MADISON AVENUE (1961)

The third of four movies starring Dana Andrews and Jeanne Crain is the only where Crain plays the sort of "other woman" on the sidelines wherein Dana's MADISON AVENUE mover/shaker is building-up the career of Eleanor Parker. The scenes between Andrews and Crain, though, are the longest and last throughout the entire story.

NIGHT SONG (1947)

Hoagy Carmichael goes cutthroat fishing with his genuinely blind musician friend Dana Andrews, his co-star in CANYON PASSAGE and then THE BEST YEARS OF OUR LIVES, and a faking-blind Merle Oberon in NIGHT SONG.

WHILE THE CITY SLEEPS (1956)

Dana Andrews in Fritz Lang's WHILE THE CITY SLEEPS as an anchorman/reporter on the trail of a killer, who saves his intensity till the end: the rest of the picture he's dead drunk and, according to some sources, he was "blasted" during the entire production.

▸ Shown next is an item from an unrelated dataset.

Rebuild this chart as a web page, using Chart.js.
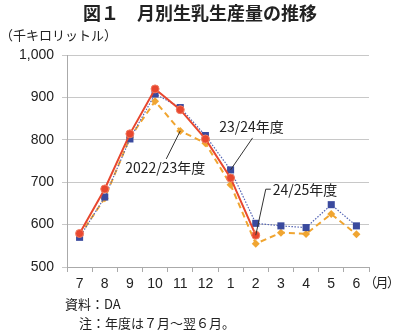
<!DOCTYPE html>
<html lang="ja">

<head>
  <meta charset="UTF-8" />
  <script src="https://cdn.jsdelivr.net/npm/chart.js"></script>
  <title>月別生乳生産量の推移</title>
  <style>
    body { margin: 0; background: #fff; }
    #wrap { position: relative; width: 400px; height: 331px; font-family: "Noto Sans CJK JP", sans-serif; color: #222; }
    #grafico { position: absolute; left: 0; top: 0; }
    .txt { position: absolute; white-space: nowrap; line-height: 1; }
    #titulo { left: 0; width: 400px; top: 3px; text-align: center; font-size: 18px; font-weight: bold; }
    #unidade { left: 0; top: 28px; font-size: 13px; }
    #mes { left: 364px; top: 275px; font-size: 13px; letter-spacing: -1.5px; }
    #fonte { left: 65px; top: 297px; font-size: 13px; }
    #nota { left: 79px; top: 316px; font-size: 13px; }
  </style>
</head>

<body>
  <div id="wrap">
    <canvas id="grafico" width="400" height="331"></canvas>
    <div class="txt" id="titulo">図１　月別生乳生産量の推移</div>
    <div class="txt" id="unidade">（千キロリットル）</div>
    <div class="txt" id="mes">（月）</div>
    <div class="txt" id="fonte">資料：DA</div>
    <div class="txt" id="nota">注：年度は７月～翌６月。</div>
  </div>
</body>

</html>

<script>
  // dados (千キロリットル)
  const meses = ['7', '8', '9', '10', '11', '12', '1', '2', '3', '4', '5', '6'];
  const serie2425 = [579, 684, 814, 920, 871, 802, 710, 575, null, null, null, null];
  const serie2324 = [570, 665, 802, 908, 876, 810, 729, 603, 597, 593, 647, 597];
  const serie2223 = [574, 662, 805, 891, 821, 792, 694, 555, 581, 578, 625, 577];
  const yTicks = [500, 600, 700, 800, 900, 1000];

  // rótulos com linha de chamada: [dataset, índice, texto, fim da linha dx/dy, texto dx/dy, alinhamento]
  const rotulos = [
    [2, 4, '2022/23年度', [[-14, 28]], [-15, 37], 'center'],
    [1, 6, '23/24年度', [[22, -32]], [21, -43], 'center'],
    [0, 7, '24/25年度', [[10, -46], [15, -46]], [17, -46], 'left']
  ];

  const pluginRotulos = {
    id: 'rotulos',
    afterDatasetsDraw(chart) {
      const ctx = chart.ctx;
      ctx.save();
      ctx.font = '14px "Noto Sans CJK JP"';
      ctx.textBaseline = 'middle';
      rotulos.forEach(r => {
        const p = chart.getDatasetMeta(r[0]).data[r[1]];
        ctx.strokeStyle = '#333';
        ctx.lineWidth = 1;
        ctx.beginPath();
        ctx.moveTo(p.x, p.y);
        r[3].forEach(d => ctx.lineTo(p.x + d[0], p.y + d[1]));
        ctx.stroke();
        ctx.fillStyle = '#222';
        ctx.textAlign = r[5];
        ctx.fillText(r[2], p.x + r[4][0], p.y + r[4][1]);
      });
      ctx.restore();
    }
  };

  const dados = {
    labels: meses,
    datasets: [
      {
        label: '24/25年度',
        data: serie2425,
        borderColor: '#E8472F',
        backgroundColor: '#E8472F',
        borderWidth: 2,
        pointStyle: 'circle',
        pointRadius: 4,
        pointBorderColor: '#F07A60',
        pointBorderWidth: 1
      },
      {
        label: '23/24年度',
        data: serie2324,
        borderColor: '#5565B5',
        backgroundColor: '#3A4A9E',
        borderWidth: 1.2,
        borderDash: [1.5, 1.5],
        pointStyle: 'rect',
        pointRadius: 5,
        pointBorderColor: '#3A4A9E',
        pointBorderWidth: 0
      },
      {
        label: '2022/23年度',
        data: serie2223,
        borderColor: '#F0A531',
        backgroundColor: '#F0A531',
        borderWidth: 2,
        borderDash: [6, 4],
        pointStyle: 'rectRot',
        pointRadius: 4,
        pointBorderColor: '#F0A531',
        pointBorderWidth: 0
      }
    ]
  };

  const config = {
    type: 'line',
    data: dados,
    plugins: [pluginRotulos],
    options: {
      responsive: false,
      animation: false,
      spanGaps: false,
      layout: { padding: { top: 55, right: 31, bottom: 0, left: 0 } },
      plugins: {
        legend: { display: false },
        tooltip: { enabled: false }
      },
      scales: {
        x: {
          offset: true,
          grid: { offset: true, drawOnChartArea: false, tickLength: 5, color: '#aaa' },
          border: { color: '#aaa' },
          ticks: { padding: 4, color: '#222', font: { family: 'Liberation Sans', size: 14 } },
          afterFit: s => { s.height = 64; }
        },
        y: {
          min: 500,
          max: 1000,
          afterBuildTicks: s => { s.ticks = yTicks.map(v => ({ value: v })); },
          grid: { color: '#c8c8c8', tickLength: 5 },
          border: { color: '#aaa' },
          ticks: { padding: 8, color: '#222', font: { family: 'Liberation Sans', size: 14 } },
          afterFit: s => { s.width = 67; }
        }
      }
    }
  };

  new Chart(document.getElementById('grafico').getContext('2d'), config);
</script>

WHILE THE CITY SLEEPS (1956)

This Fritz Lang newspaper thriller is strange and uneven, which is often the charm, and plot-wise doesn't always fit into the typical Film Noir trappings but sporadically has that inarguable look and vibe, like this shot of the cop, Howard Duff, working with the reporter, Dana Andrews, to find a serial killer who strikes at the same time the newspaper is working to find him: WHILE THE CITY SLEEPS.

NIGHT SONG (1947)

Dana Andrews as a blind piano player in the post-war melodrama NIGHT SONG opposite smitten rich girl Merle Oberon, who feigns her own blindness to get close to who's one of Dana's most stubborn and angry characters, and he's play a few, but here with a reason...

MY FOOLISH HEART (1949)

Dana Andrews and Susan Hayward reunite for MY FOOLISH HEART, based on a very angry J.D. Salinger short story and directed by Val Lewton underling Mark Robson, who edited CAT PEOPLE for director Jacques Tourneur, who, after his own Lewton tenure, made CANYON PASSAGE starring this later feature's doomed couple, Dana Andrews and Susan Hayward.

LAURA (1944)

Before Vincent Price was spooky, he played Shelby Carpenter, a wimpy playboy who lives in wealth but has no money, and sustains a lie through most of the Film Noir classic LAURA while Dana Andrews, as Detective Mike McPherson, keeps narrowed eyes on him.

MADISON AVENUE (1961)

Dana Andrews and Eleanor Parker work on MADISON AVENUE where Dana builds up fledgling advertising company owner Parker to milk magnate Eddie Albert while juggling a sporadic romance with his third-time collaborating ingenue Jeanne Crain.